Our family had problems. We couldn't afford to live in Scarsdale. It wasn't my fault.

It wasn't a slum, but it was a place where both your parents worked, and when they weren't around, their kids got into things. I got into things. The things I got into wouldn't ever be confused with "play dates." But when you get into enough things, you eventually get used to things interfering with your daily business, and when you come out of those things intact, you're a little less scared of things than someone else who's never been into such things. And when you're not scared anymore, you learn a lot more about things, and how to handle them properly.

How to avoid them, like.

Then, if your life takes a certain turn, somebody might eventually say, "Listen, I have the perfect part time job for you." He tells you he'll give you $150 for five hours of work.

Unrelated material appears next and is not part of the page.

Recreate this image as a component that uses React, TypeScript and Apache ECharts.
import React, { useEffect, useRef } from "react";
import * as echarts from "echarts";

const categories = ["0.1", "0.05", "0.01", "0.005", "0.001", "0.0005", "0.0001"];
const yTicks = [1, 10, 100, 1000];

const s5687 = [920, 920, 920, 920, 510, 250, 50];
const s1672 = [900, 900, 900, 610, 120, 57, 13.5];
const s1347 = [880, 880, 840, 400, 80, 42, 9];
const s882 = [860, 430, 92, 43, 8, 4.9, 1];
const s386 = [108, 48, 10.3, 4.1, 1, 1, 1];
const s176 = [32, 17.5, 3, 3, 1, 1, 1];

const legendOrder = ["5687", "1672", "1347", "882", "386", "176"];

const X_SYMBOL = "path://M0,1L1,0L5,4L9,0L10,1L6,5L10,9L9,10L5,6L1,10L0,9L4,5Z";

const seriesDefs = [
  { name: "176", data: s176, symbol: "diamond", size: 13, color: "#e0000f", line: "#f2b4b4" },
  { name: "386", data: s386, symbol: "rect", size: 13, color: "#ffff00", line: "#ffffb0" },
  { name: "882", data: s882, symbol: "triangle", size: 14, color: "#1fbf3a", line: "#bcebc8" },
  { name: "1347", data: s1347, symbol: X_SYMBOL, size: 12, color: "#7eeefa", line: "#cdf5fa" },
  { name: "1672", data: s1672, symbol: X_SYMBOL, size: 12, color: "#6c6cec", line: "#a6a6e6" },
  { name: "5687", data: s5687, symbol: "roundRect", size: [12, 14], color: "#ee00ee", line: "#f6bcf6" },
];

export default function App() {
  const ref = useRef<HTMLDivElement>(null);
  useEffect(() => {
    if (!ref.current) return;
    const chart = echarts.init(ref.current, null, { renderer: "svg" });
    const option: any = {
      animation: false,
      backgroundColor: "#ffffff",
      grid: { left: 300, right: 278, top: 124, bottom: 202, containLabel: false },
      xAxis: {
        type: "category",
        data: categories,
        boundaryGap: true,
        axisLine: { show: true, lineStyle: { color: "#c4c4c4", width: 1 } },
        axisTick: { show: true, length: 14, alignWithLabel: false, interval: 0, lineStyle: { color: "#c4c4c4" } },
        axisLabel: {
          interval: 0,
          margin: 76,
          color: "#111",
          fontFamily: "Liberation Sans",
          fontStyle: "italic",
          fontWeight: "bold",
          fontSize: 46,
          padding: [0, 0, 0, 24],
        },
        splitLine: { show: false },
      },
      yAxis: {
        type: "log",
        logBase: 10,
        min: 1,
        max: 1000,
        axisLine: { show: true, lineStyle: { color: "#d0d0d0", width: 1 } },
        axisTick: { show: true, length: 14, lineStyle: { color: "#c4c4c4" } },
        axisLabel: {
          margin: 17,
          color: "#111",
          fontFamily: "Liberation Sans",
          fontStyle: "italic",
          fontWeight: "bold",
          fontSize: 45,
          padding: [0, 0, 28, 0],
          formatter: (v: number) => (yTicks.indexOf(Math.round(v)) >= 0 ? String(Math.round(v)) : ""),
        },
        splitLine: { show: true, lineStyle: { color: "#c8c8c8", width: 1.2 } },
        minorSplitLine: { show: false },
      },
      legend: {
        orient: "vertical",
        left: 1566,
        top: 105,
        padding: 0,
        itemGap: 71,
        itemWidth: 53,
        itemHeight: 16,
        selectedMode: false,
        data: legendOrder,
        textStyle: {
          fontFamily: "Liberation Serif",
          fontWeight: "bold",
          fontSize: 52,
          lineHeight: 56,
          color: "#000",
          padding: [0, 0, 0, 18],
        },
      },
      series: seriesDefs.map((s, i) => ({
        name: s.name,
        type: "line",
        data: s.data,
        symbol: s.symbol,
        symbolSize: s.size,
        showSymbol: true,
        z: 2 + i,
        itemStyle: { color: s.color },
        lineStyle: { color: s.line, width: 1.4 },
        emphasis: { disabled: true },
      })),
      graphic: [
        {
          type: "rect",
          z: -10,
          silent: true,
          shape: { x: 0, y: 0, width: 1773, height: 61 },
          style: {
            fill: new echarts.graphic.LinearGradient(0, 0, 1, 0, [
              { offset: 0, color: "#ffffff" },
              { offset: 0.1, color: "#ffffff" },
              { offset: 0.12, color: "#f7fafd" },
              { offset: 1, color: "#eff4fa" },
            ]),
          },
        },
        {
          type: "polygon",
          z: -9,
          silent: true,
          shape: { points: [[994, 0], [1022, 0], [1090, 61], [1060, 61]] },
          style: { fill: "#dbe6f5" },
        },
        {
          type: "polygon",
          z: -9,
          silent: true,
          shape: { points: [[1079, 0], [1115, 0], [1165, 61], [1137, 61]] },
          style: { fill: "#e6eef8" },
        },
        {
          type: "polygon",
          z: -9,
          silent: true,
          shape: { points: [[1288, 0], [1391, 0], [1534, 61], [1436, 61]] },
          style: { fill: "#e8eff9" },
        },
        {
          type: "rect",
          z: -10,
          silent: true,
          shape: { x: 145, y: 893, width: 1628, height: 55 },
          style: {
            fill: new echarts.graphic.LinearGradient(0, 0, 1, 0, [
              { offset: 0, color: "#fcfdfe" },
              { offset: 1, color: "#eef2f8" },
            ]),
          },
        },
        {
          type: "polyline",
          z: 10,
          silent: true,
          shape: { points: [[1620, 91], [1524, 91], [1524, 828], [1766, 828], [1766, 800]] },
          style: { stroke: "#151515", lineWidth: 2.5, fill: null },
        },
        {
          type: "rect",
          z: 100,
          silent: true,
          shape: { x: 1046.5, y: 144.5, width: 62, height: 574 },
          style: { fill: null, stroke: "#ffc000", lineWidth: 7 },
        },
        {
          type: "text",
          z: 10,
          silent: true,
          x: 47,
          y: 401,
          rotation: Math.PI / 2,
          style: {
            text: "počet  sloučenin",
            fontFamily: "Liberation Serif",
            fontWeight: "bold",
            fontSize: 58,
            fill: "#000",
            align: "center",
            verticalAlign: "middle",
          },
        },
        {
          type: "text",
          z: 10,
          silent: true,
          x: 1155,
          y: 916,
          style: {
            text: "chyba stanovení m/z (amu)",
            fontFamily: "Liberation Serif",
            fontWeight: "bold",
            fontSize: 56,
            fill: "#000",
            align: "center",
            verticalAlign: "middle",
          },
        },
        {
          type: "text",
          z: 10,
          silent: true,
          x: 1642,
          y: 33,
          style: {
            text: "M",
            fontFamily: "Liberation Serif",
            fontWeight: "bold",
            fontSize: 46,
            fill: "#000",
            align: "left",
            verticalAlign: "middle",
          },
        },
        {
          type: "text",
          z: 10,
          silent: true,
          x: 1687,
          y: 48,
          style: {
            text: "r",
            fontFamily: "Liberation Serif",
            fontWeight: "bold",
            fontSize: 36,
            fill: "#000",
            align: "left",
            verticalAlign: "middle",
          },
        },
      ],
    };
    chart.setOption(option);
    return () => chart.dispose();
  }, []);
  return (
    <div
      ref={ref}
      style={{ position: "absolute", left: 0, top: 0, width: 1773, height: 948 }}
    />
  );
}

Cash. Most of the time, he'll say, you'll be standing around doing nothing. Talking to broads. Staring at the clock. Nothing to it. Every once in a while, you'll have to grab somebody, but that's no problem because you've done that before -- those "things" I was talking about -- and you're not scared.

You're doing your best not to end up a schlong like your father. You want better. You want to live better. You've made some mistakes, and you've landed here because of them, maybe, but the money helps.

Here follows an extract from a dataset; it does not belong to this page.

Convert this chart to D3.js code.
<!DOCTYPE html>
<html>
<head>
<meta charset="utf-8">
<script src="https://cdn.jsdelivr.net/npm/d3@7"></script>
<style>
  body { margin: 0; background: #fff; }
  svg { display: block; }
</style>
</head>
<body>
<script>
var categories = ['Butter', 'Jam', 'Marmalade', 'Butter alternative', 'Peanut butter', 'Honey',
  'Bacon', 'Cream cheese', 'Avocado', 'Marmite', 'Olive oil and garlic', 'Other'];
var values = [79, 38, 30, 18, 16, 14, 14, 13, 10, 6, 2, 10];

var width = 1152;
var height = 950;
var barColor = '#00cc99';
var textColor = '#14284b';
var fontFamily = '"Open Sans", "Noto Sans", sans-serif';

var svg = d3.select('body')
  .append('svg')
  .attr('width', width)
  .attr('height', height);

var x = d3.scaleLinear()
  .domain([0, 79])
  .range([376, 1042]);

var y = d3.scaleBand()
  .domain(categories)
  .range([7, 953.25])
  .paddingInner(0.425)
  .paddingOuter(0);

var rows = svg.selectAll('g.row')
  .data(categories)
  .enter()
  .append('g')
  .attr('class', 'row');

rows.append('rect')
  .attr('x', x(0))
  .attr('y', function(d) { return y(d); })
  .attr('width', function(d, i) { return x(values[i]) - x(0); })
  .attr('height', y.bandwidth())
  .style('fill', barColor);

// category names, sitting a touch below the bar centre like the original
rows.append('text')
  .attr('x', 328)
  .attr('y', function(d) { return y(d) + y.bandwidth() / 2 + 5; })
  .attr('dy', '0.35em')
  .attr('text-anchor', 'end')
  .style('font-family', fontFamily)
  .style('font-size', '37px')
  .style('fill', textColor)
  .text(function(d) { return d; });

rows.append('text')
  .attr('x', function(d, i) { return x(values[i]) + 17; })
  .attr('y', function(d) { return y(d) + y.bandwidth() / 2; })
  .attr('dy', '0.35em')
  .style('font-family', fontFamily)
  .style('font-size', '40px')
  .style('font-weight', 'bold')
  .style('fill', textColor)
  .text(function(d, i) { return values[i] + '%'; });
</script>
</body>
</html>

Having a background different from yours doesn't make me a thug. Being bigger than you doesn't make me a goon. Knowing what to do when someone throws a punch at me doesn't make me a bully. The things I've learned are a part of my background, just as thinking people like me are trash is part of yours. Violence is not a part of my life. I just want to get paid. To go home. To avoid problems and play with my niece and live a happy life. That's how it works.

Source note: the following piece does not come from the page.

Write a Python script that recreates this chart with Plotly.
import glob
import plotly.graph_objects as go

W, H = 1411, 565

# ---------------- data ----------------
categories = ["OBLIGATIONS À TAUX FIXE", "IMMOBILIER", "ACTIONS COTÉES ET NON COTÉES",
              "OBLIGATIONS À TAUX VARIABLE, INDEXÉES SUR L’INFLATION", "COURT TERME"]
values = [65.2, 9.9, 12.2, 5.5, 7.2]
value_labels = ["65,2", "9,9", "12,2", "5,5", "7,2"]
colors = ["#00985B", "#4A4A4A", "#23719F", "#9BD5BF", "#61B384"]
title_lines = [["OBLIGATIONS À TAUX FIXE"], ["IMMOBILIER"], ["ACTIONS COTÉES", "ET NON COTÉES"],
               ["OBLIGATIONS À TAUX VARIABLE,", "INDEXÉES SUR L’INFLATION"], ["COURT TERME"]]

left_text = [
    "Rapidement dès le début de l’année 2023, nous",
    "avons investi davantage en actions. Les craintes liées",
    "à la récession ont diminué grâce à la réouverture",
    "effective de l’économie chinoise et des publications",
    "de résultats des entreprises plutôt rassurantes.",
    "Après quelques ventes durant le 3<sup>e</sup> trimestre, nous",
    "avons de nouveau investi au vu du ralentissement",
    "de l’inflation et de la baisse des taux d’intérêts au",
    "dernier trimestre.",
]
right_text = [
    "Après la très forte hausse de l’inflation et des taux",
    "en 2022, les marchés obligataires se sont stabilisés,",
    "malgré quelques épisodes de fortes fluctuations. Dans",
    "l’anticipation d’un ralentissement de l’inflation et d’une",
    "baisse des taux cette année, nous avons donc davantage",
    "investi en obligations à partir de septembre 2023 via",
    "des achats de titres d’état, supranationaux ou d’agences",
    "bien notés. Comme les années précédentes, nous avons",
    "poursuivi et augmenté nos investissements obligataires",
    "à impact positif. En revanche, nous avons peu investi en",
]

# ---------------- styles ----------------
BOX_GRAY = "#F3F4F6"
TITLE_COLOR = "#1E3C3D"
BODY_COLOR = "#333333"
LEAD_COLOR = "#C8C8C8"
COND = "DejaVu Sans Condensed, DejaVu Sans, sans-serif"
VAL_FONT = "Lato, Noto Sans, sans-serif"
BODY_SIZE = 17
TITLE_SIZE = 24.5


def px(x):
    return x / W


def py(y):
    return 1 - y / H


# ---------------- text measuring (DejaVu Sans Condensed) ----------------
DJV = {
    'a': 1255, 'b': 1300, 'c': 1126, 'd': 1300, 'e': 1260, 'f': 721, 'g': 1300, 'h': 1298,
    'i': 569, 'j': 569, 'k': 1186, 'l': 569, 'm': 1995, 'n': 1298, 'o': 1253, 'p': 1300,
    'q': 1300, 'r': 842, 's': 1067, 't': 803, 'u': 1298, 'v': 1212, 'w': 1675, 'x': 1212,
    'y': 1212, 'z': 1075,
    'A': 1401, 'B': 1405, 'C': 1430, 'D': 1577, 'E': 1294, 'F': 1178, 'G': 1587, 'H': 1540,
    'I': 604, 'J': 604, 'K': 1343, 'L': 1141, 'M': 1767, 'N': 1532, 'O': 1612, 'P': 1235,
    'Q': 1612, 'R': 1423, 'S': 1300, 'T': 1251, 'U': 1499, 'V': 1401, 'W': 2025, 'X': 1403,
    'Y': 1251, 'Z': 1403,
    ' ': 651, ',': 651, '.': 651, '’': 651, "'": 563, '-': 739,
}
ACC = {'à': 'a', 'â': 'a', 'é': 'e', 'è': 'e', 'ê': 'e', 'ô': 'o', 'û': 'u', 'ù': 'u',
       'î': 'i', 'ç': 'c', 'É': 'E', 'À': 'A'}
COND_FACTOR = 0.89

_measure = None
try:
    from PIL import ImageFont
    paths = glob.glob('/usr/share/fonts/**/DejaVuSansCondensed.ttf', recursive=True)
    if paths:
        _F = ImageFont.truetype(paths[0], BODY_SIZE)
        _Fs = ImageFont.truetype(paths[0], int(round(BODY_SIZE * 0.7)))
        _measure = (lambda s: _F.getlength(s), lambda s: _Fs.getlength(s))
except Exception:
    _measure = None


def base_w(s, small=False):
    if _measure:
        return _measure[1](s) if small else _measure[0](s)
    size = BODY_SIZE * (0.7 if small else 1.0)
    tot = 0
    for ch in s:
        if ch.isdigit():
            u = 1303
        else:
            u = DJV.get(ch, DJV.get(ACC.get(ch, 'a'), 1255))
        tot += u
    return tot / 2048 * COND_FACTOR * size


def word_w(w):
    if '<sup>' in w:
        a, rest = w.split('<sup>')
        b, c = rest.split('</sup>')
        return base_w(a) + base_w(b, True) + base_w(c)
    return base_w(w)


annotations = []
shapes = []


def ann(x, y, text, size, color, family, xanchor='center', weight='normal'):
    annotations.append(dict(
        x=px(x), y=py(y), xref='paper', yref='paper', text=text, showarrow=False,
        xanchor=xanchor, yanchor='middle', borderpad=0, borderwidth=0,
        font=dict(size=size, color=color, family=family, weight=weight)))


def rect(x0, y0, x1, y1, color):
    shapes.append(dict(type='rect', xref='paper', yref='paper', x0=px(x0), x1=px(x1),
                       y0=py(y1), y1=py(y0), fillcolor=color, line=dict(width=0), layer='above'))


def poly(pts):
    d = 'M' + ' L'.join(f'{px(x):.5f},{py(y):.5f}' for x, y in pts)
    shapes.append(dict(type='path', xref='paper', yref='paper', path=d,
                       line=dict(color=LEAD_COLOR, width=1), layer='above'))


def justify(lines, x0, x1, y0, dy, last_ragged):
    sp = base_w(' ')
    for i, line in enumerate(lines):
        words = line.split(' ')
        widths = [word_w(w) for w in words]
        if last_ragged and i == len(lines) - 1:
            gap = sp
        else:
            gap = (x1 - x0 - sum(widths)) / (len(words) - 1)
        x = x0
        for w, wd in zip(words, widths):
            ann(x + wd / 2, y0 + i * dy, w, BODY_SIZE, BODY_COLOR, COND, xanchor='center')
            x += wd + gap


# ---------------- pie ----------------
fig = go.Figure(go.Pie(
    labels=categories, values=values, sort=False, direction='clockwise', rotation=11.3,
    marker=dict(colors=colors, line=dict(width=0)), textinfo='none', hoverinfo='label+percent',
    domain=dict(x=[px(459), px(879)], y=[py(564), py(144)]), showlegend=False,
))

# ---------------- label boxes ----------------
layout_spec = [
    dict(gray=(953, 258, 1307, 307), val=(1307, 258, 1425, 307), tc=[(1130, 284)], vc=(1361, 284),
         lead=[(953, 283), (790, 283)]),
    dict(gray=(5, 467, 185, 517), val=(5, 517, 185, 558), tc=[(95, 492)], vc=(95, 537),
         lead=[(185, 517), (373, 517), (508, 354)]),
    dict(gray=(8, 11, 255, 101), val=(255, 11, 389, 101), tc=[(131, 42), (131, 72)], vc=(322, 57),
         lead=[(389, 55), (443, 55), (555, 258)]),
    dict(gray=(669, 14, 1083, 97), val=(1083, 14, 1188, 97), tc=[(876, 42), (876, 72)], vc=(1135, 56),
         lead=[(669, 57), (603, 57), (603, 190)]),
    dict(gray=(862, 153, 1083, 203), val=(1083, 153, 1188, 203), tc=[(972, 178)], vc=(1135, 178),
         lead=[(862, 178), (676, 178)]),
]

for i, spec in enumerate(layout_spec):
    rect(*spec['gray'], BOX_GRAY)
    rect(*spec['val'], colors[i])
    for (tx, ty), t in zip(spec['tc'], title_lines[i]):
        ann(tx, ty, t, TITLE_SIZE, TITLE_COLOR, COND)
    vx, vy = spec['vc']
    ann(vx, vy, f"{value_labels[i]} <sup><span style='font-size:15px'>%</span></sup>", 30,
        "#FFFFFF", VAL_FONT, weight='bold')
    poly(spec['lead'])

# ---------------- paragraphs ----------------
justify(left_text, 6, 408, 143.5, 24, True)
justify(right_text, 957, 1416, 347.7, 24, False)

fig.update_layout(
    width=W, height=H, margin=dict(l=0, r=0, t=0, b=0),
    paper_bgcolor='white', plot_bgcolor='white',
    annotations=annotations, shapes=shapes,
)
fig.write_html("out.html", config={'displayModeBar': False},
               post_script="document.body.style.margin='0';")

I don't claim to speak for the entire profession. I only speak for myself. It just so happens that a lot of bouncers tend to agree with the things I have to say. These bouncers are sane. To them, the job is broken down into three parts: Go to work, get paid, go home.

I've never had a job where I was treated this well by my employer. They leave you alone. There's no sycophantic supervisor hovering over you when you bounce, pissing and moaning about your paper clip expenditures and demanding the Vandalay report on his desk by five. Doesn't happen here. I like that. I like the guys I'm working with. You run to your share of calls, show them you can handle some "things," and you've made thirty friends. Instantly.

And when moving day comes, and you live in a fifth floor walkup, they'll show.

The nightclub industry, however, is a shady business. And in a shady business, you'll find what we call shady characters. Some of these shady characters are bouncers. Among this group of shady character bouncers are those who bounce in order to commit criminal acts, like selling drugs or pimping. Within this criminal shady character bouncer subgroup, you'll find the occasional bouncer who is mentally ill. This is where you'll find the Darryl Littlejohns and Stephen Sakais of the world. The criminally insane.

And believe it or not, this is as big a problem for me, the sane bouncer, as it is for you, the customer. I worry about this. Do you honestly think I'd feel confident running into a fight with Littlejohn or Sakai at my back? Do you think I haven't ever wondered about some of the people I'm working with now? Do you think I don't have my suspicions? Do you think I don't know?

There is no answer. Nightclubs will always exist. Shit will always go on inside of them. Bad shit. Shit that decent people want no part of. Behavior that never fails to shock me, no matter how long I stay in the business. Clubs, especially here in New York, will always attract the worst kind of people society has to offer, because there's money to be made. Quick money, generated by the exploitation of vices. And there's no stopping any of it. Ever.

I can't defend anyone. I can't defend an entire profession. I'm not the one to stand up for the industry, because I despise the industry. I do what I do for money. I still do it for money. I do it because I'm not qualified to make this kind of money anywhere else but there.

And I can't wait to get the fuck away from it, and never go back.